Compensation of Exempt Titles

Employees in exempt titles are compensated as follows:

  • The normal work week for a full-time employee is considered to be a minimum of forty hours, however, greater emphasis is placed on meeting the responsibilities assigned to the position rather than on working a specified number of hours.
  • Use of vacation and sick leave will be recorded in one-day increments; absences of less than a day will not be charged against accrued leave time.
  • Exempt employees will not receive overtime compensation or compensatory time off.
  • The employee's salary may not be reduced for absences of less than a full day even if approved at the employee's request.
  • In cases of corrective action, suspensions without pay are not permitted for less than one full workweek, except in the case of suspension for infractions of safety rules of major significance.
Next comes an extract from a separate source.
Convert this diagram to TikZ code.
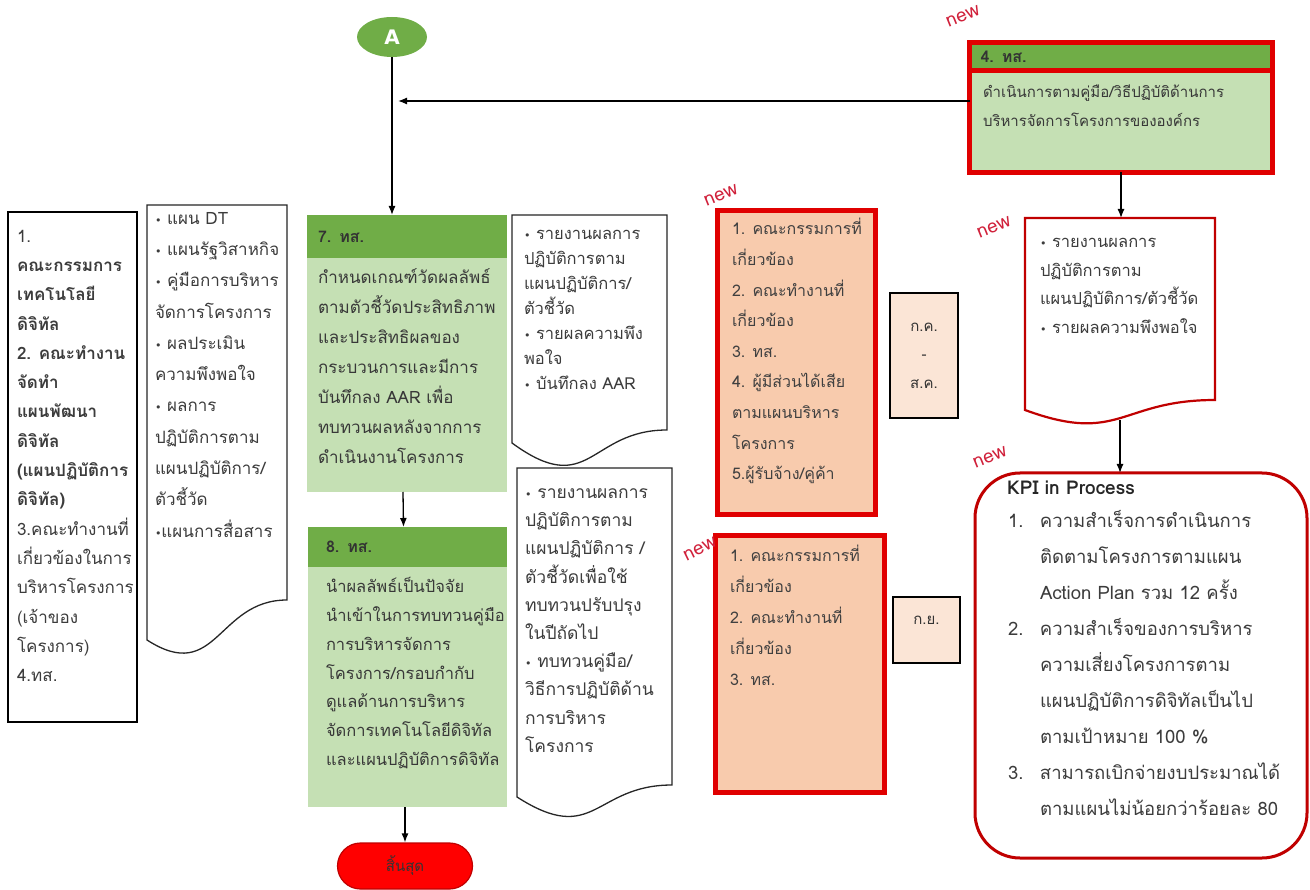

  • Exempt employees may not be required to record their work time for the purposes of receiving their salary.
I believed, and the clerk agreed, that I qualified under the administrative exemption because I am a Department Head and met all four criteria of the test. I did not fit under Executive because I only supervise one full-time employee, not the required two. This web site www.hr.ucdavis.edu/Comp/Fair_Labor_Standards_Act/#executivetest is a good reference.